"""
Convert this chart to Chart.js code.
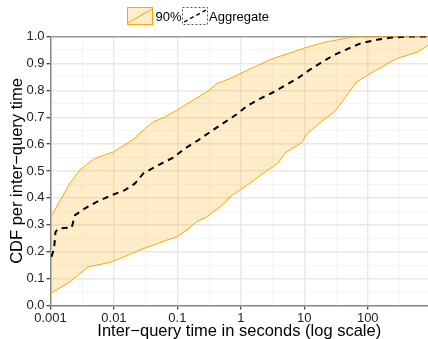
<!DOCTYPE html>
<html>
<head>
<meta charset="utf-8">
<script src="https://cdn.jsdelivr.net/npm/chart.js@4.4.1/dist/chart.umd.min.js"></script>
<style>
  html, body { margin: 0; padding: 0; background: #fff; }
  #wrap { width: 428px; height: 339px; position: relative; }
</style>
</head>
<body>
<div id="wrap"><canvas id="cdf"></canvas></div>
<script>
// inter-query time (seconds) and CDF values
const upperTimes = [0.001, 0.002, 0.0029, 0.0049, 0.0098, 0.02, 0.031, 0.042, 0.064, 0.098, 0.16, 0.29, 0.42, 0.68, 0.97, 1.5, 3.1, 5, 10.3, 21, 30.5, 67, 890]
const upper90 = [0.327, 0.453, 0.503, 0.546, 0.571, 0.617, 0.658, 0.683, 0.701, 0.726, 0.757, 0.794, 0.825, 0.844, 0.862, 0.883, 0.917, 0.933, 0.958, 0.979, 0.986, 1.0, 1.0]

const lowerTimes = [0.001, 0.00203, 0.0039, 0.0092, 0.019, 0.0309, 0.0417, 0.068, 0.0975, 0.14, 0.2, 0.29, 0.47, 0.72, 0.97, 1.31, 2.13, 3.9, 4.97, 9.1, 10.9, 18.8, 30.5, 41, 67, 109, 286, 628, 890]
const lower90 = [0.045, 0.088, 0.143, 0.162, 0.193, 0.214, 0.224, 0.243, 0.255, 0.28, 0.311, 0.329, 0.367, 0.41, 0.429, 0.45, 0.487, 0.53, 0.567, 0.605, 0.636, 0.685, 0.722, 0.763, 0.831, 0.862, 0.918, 0.943, 0.968]

const aggTimes = [0.00104, 0.00114, 0.0012, 0.00133, 0.00216, 0.00243, 0.0035, 0.00534, 0.0092, 0.0149, 0.0215, 0.029, 0.05, 0.086, 0.132, 0.214, 0.327, 0.5, 0.861, 1.24, 1.89, 3.07, 4.97, 8.05, 12.3, 18.8, 28.7, 49.4, 80.4, 147, 239, 412, 890]
const aggregate = [0.181, 0.213, 0.274, 0.286, 0.29, 0.336, 0.361, 0.385, 0.41, 0.429, 0.454, 0.491, 0.522, 0.55, 0.584, 0.615, 0.645, 0.674, 0.711, 0.741, 0.766, 0.79, 0.818, 0.846, 0.877, 0.904, 0.93, 0.955, 0.976, 0.989, 0.996, 1.0, 1.0]

const xMajor = [0.001, 0.01, 0.1, 1, 10, 100]
const xMajorLabels = ['0.001', '0.01', '0.1', '1', '10', '100']
const xMinor = [0.00316, 0.0316, 0.316, 3.16, 31.6, 316]
const yTicks = [0, 0.05, 0.1, 0.15, 0.2, 0.25, 0.3, 0.35, 0.4, 0.45, 0.5, 0.55, 0.6, 0.65, 0.7, 0.75, 0.8, 0.85, 0.9, 0.95, 1.0]

const ORANGE = '#FFA500'
const BAND = 'rgba(255,165,0,0.21)'
const FONT = "'Liberation Sans', Arial, Helvetica, sans-serif"

const toPoints = (xs, ys) => xs.map((x, i) => ({ x: x, y: ys[i] }))
const isMajorX = v => xMajor.some(m => Math.abs(m - v) / m < 1e-6)
const isMajorY = v => Math.abs(v * 10 - Math.round(v * 10)) < 1e-6

// ggplot-ish legend keys drawn above the panel
const keyLegend = {
  id: 'keyLegend',
  afterDraw(chart) {
    const ctx = chart.ctx
    ctx.save()
    // 90% band key
    ctx.fillStyle = '#FFEDCC'
    ctx.fillRect(127.5, 7.5, 25, 17)
    ctx.strokeStyle = ORANGE
    ctx.lineWidth = 1
    ctx.strokeRect(127.5, 7.5, 25, 17)
    ctx.beginPath()
    ctx.moveTo(128, 23)
    ctx.lineTo(152, 9)
    ctx.stroke()
    // aggregate key
    ctx.setLineDash([2, 2])
    ctx.strokeStyle = '#555'
    ctx.strokeRect(182.5, 7.5, 25, 17)
    ctx.setLineDash([4, 3])
    ctx.strokeStyle = '#000'
    ctx.lineWidth = 1.4
    ctx.beginPath()
    ctx.moveTo(184, 22)
    ctx.lineTo(206, 10)
    ctx.stroke()
    ctx.setLineDash([])
    ctx.fillStyle = '#000'
    ctx.font = '13px ' + FONT
    ctx.textBaseline = 'alphabetic'
    ctx.fillText('90%', 155.5, 20.5)
    ctx.fillText('Aggregate', 209, 20.5)
    ctx.restore()
  }
}

new Chart(document.getElementById('cdf'), {
  type: 'line',
  data: {
    datasets: [
      {
        label: '90%',
        data: toPoints(upperTimes, upper90),
        borderColor: ORANGE,
        borderWidth: 1,
        backgroundColor: BAND,
        fill: { target: 1 },
        pointRadius: 0,
        tension: 0,
        order: 2
      },
      {
        label: '90% lower',
        data: toPoints(lowerTimes, lower90),
        borderColor: ORANGE,
        borderWidth: 1,
        backgroundColor: BAND,
        fill: false,
        pointRadius: 0,
        tension: 0,
        order: 1
      },
      {
        label: 'Aggregate',
        data: toPoints(aggTimes, aggregate),
        borderColor: '#000',
        borderWidth: 2,
        borderDash: [6, 5],
        fill: false,
        pointRadius: 0,
        tension: 0,
        order: 0
      }
    ]
  },
  options: {
    responsive: true,
    maintainAspectRatio: false,
    animation: false,
    layout: { padding: { top: 36.5, right: 0, bottom: 0, left: 0 } },
    plugins: {
      legend: { display: false },
      tooltip: { enabled: false },
      filler: { drawTime: 'beforeDatasetsDraw' }
    },
    scales: {
      x: {
        type: 'logarithmic',
        min: 0.001,
        max: 890,
        afterBuildTicks: (scale) => {
          scale.ticks = xMajor.concat(xMinor).sort((a, b) => a - b).map(v => ({ value: v }))
        },
        afterFit: (scale) => { scale.height = 33.5 },
        ticks: {
          autoSkip: false,
          maxRotation: 0,
          padding: 1,
          color: '#222',
          font: { family: FONT, size: 13 },
          callback: (value) => {
            const i = xMajor.findIndex(m => Math.abs(m - value) / m < 1e-6)
            return i >= 0 ? xMajorLabels[i] : ''
          }
        },
        grid: {
          color: (c) => (c.tick && isMajorX(c.tick.value)) ? '#E8E8E8' : '#F3F3F3',
          lineWidth: (c) => (c.tick && isMajorX(c.tick.value)) ? 1.4 : 0.8,
          tickColor: (c) => (c.tick && isMajorX(c.tick.value)) ? '#333' : 'rgba(0,0,0,0)',
          tickLength: 4,
          tickWidth: 1.2
        },
        border: { color: '#888', width: 1.5 },
        title: {
          display: true,
          text: 'Inter\u2212query time in seconds (log scale)',
          color: '#000',
          font: { family: FONT, size: 16.5 },
          padding: { top: 0, bottom: -2 }
        }
      },
      y: {
        type: 'linear',
        min: 0,
        max: 1,
        afterBuildTicks: (scale) => {
          scale.ticks = yTicks.map(v => ({ value: v }))
        },
        afterFit: (scale) => { scale.width = 50.5 },
        ticks: {
          autoSkip: false,
          padding: 2,
          color: '#222',
          font: { family: FONT, size: 13 },
          callback: (value) => isMajorY(value) ? value.toFixed(1) : ''
        },
        grid: {
          color: (c) => {
            if (!c.tick) return '#E8E8E8'
            if (c.tick.value === 1) return '#999'
            return isMajorY(c.tick.value) ? '#E8E8E8' : '#F3F3F3'
          },
          lineWidth: (c) => (c.tick && isMajorY(c.tick.value)) ? 1.4 : 0.8,
          tickColor: (c) => (c.tick && isMajorY(c.tick.value)) ? '#333' : 'rgba(0,0,0,0)',
          tickLength: 4,
          tickWidth: 1.2
        },
        border: { color: '#888', width: 1.5 },
        title: {
          display: true,
          text: 'CDF per inter\u2212query time',
          color: '#000',
          font: { family: FONT, size: 16.5 },
          padding: { top: 8, bottom: 0 }
        }
      }
    }
  },
  plugins: [keyLegend]
})
</script>
</body>
</html>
"""
### SET TASK:
Repeat only the lines from the beginning of the material through the line containing "0.918, 0.943, 0.968]", both ends kept, leaving pictures out.

### RESULT:
Convert this chart to Chart.js code.
<!DOCTYPE html>
<html>
<head>
<meta charset="utf-8">
<script src="https://cdn.jsdelivr.net/npm/chart.js@4.4.1/dist/chart.umd.min.js"></script>
<style>
  html, body { margin: 0; padding: 0; background: #fff; }
  #wrap { width: 428px; height: 339px; position: relative; }
</style>
</head>
<body>
<div id="wrap"><canvas id="cdf"></canvas></div>
<script>
// inter-query time (seconds) and CDF values
const upperTimes = [0.001, 0.002, 0.0029, 0.0049, 0.0098, 0.02, 0.031, 0.042, 0.064, 0.098, 0.16, 0.29, 0.42, 0.68, 0.97, 1.5, 3.1, 5, 10.3, 21, 30.5, 67, 890]
const upper90 = [0.327, 0.453, 0.503, 0.546, 0.571, 0.617, 0.658, 0.683, 0.701, 0.726, 0.757, 0.794, 0.825, 0.844, 0.862, 0.883, 0.917, 0.933, 0.958, 0.979, 0.986, 1.0, 1.0]

const lowerTimes = [0.001, 0.00203, 0.0039, 0.0092, 0.019, 0.0309, 0.0417, 0.068, 0.0975, 0.14, 0.2, 0.29, 0.47, 0.72, 0.97, 1.31, 2.13, 3.9, 4.97, 9.1, 10.9, 18.8, 30.5, 41, 67, 109, 286, 628, 890]
const lower90 = [0.045, 0.088, 0.143, 0.162, 0.193, 0.214, 0.224, 0.243, 0.255, 0.28, 0.311, 0.329, 0.367, 0.41, 0.429, 0.45, 0.487, 0.53, 0.567, 0.605, 0.636, 0.685, 0.722, 0.763, 0.831, 0.862, 0.918, 0.943, 0.968]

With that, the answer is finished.